Click below to download the Cornerstone Connections leader’s guide and student lesson. This week’s resources also include two lesson plans and a discussion starter video which offer different ways of looking at the topic. Each lesson plan includes opening activities, scripture passages, discussion questions, and real-life applications.
Humble Hero - Chapter 62
Mary Anoints Jesus
For Simon, having Mary pour perfume on Jesus’ feet was scandalous. For those of us who, like Mary, feel the need for forgiveness, it represents an act of lavish love and grace.
2 Timothy 3:12-15
It’s an eye-opening experience reading the story for this week’s lesson from the perspective of each of the four Gospel writers—Matthew, Mark, Luke, and John. Mary’s heart is bursting with love for her Savior, Jesus, who has forgiven all her sins. In the corner you see greedy Judas Iscariot, wishing that the expensive perfume had been sold and the proceeds donated to Jesus’ ministry, which would allow him to steal “his portion” as the group’s money bag manager. Jealous chief priests are whispering about their plans to kill Lazarus, because too many people were believing in Jesus after witnessing him being raised from the dead. Simon the Pharisee, is voicing his doubts about Jesus being a true prophet, because if He was, wouldn’t He refuse to let Mary touch Him knowing that she is a sinner? A lot of judgmental words are being spoken and quiet scheming is taking place. Jesus looks at each heart and knows the real motives. He looks at our hearts, too. Living authentically is God’s plan for His people, but why is being genuine sometimes a struggle? Who is the real you?
WHAT IS IT?
Supplies Needed: Paper; pens; plates; cups; napkins; spoons; forks; small dip cups; various tester items—lemonade and water with a lemon squeezed in; sour cream and Cool Whip; zucchini slices and cucumber slices (with ranch dressing); apple juice and sparkling white grape juice
Before you meet, take a small amount of each of the tester samples and place them on the serving items (plates, cups, dip cups). There are eight items, but place four, one from each pair as listed, on large serving plates and number the plates 1 and 2. Try to make each of the paired items listed look like they are the same thing. Try covering the zucchini and cucumber slices with a light layer of ranch dressing to disguise them. Keep the tester items out of sight or covered with a paper towel before the activity.

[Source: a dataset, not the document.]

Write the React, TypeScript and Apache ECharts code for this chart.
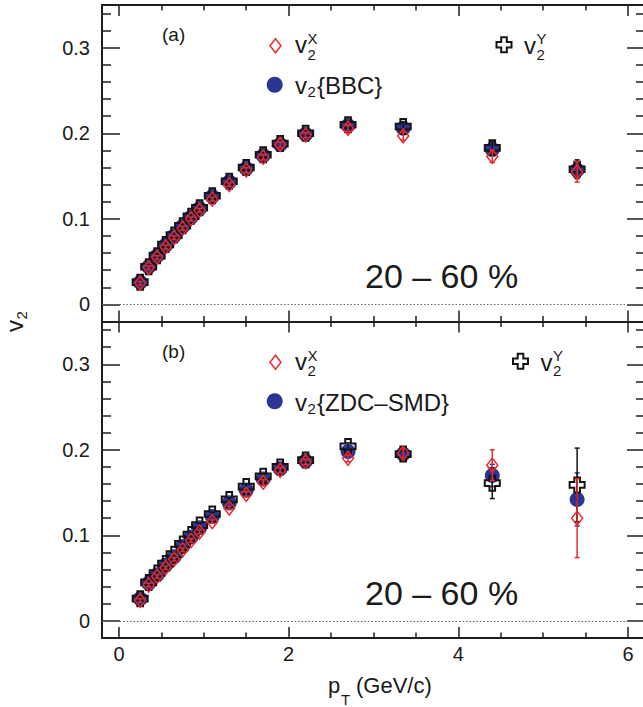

Have everyone form pairs by counting off 1,2; 1,2. Give each person a paper and pen. Do not give anyone the impression that the items on plates labeled 1 or 2 are different, but that they are simply labeled for each partner to get one. Have the 1’s from each pair taste their #1 plates, and the 2’s likewise with their #2 plates. They will each secretly write down what they think the item is. After all the tester items have been tasted, then the pairs will compare their notes. They will discover that their answers are different.
BIBLE STUDY GUIDE
Read each Bible passage, then discuss the questions. If you are still worshiping from home, consider discussing one or more of the questions on social media, in a Zoom meeting, or in a group chat with friends.
Read Proverbs 26:24-26.
24 Enemies disguise themselves with their lips, but in their hearts they harbor deceit. 25 Though their speech is charming, do not believe them, for seven abominations fill their hearts. 26 Their malice may be concealed by deception, but their wickedness will be exposed in the assembly.
Six Things the Lord Hates!
Read Proverbs 6:16-19 (NIV).
16 There are six things the Lord hates, seven that are detestable to him: 17 haughty eyes, a lying tongue, hands that shed innocent blood, 18 a heart that devises wicked schemes, feet that are quick to rush into evil, 19 a false witness who pours out lies and a person who stirs up conflict in the community.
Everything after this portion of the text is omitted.